In an exclusive interview with Breitbart Texas, Dr. Vance Ginn, an economist with TPPF’s Center for Fiscal Policy, shared why they are urging the adoption of the lower spending cap. “Restraining spending to the growth rate of population plus inflation is important for the future of Texans, especially the neediest among us,” said Ginn, “because if [spending] continues to grow faster than this rate, they will be burdened with funding a higher cost of state government.” Ginn added, “Since the 2004-2005 budget, total spending is up 13.4 percent above population growth plus inflation. Texans cannot afford the higher taxes and fees to continue to fund this larger footprint of government.” 

Talmadge Heflin, the Center’s Director and former chairman of the Texas House Committee on Appropriations, released a statement on Monday that said that this spending increase costs a Texas family of four $1,800 more this year to support the state’s government, and adopting TPPF’s recommended 6.5 percent cap would “better match spending growth with Texas families’ ability to support it.”

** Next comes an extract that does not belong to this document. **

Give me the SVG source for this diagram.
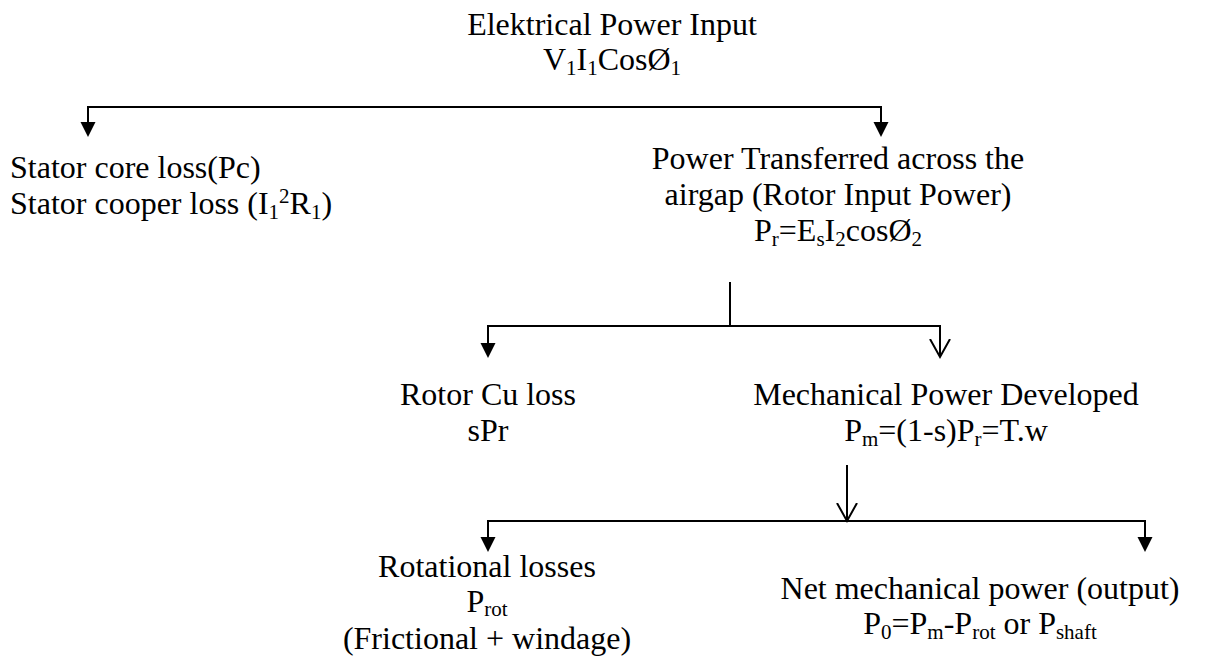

JoAnn Fleming, the Executive Director of Grassroots America and Breitbart Texas contributor, similarly urged greater restraints on spending. According to Fleming, from 1990 to 2012, population growth plus inflation (the figure TPPF recommends to be used to calculate the cap) totaled 132%, while Texas state spending rose 310%. “This is not how a conservative ‘red state’ should be governed,” said Fleming. “We are looking forward to Governor Abbott and Lt. Governor Patrick reining in this dangerous pattern of spending. Texans cannot afford a Texas run like Washington, DC.”

[Disclosure: The author was previously employed by the Texas Public Policy Foundation.]